To everyone's surprise the Austrians launch an all out attack on their right and in the centre where they overturn Grenier's division and send them running for their lives.

Close range canister fire from three batteries however has little effect and one is even lost to French musketry.

Turn 8

The French reinforcements cross the stream to bolster the centre before a desperate counter attack is launched in the hope of saving the situation.

Results are mixed. One brigade is destroyed demonstrating the inadvisability of frontally assaulting an artillery battery but their comrades are successful and overrun another battery. An Austrian brigade is also sent packing by the fury of the French attack.

On the French left the Austrian attack is beaten off with heavy losses.

On their turn the Austrians move to exploit the disorder and isolation of units in the French centre.

They are routed and the Austrian dragoons ride over the stricken Frenchmen to leave the centre a smoking ruin.

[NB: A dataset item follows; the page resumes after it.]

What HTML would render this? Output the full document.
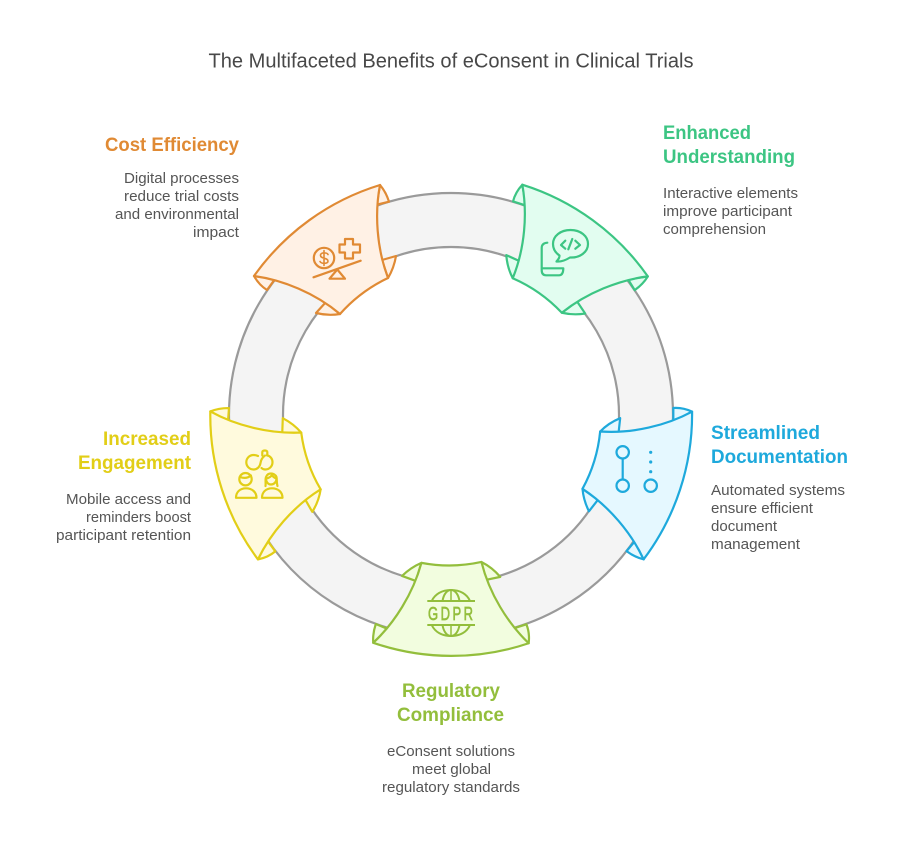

Whilst on the French left their misery is compounded by a further Austrian assault. Though less successful this attack removes two French batteries from play.

Turn 9

It is now 16:00 and things are looking pretty desperate for the French. The centre is in tatters and Broussiers division are 'exhausted' in game terms. Eugene has little left to play with and must surely write a grovelling letter to his step-father ! I should really call it a day but I play another turn to see if there is any chance left.

The French move less damaged units from the right towards the centre.

Unfortunately this relives pressure on the Austrian troops opposite them who are able to evict Severoli's Italians from Porcia.

Turn 10

The French are still trying to regroup but with evening drawing in there is little hope for anything other than ignominious defeat.

Sensing victory the Austrians surge forwards.

They drive the French from their last remaining gains.

Their light troops scurry from cover to begin the pursuit.(These are a cunning conversion from Esci British infantry, made before the HaT set was released).

It is over for the French and as in the historical battle they head back towards the Livenza river to lick their wounds.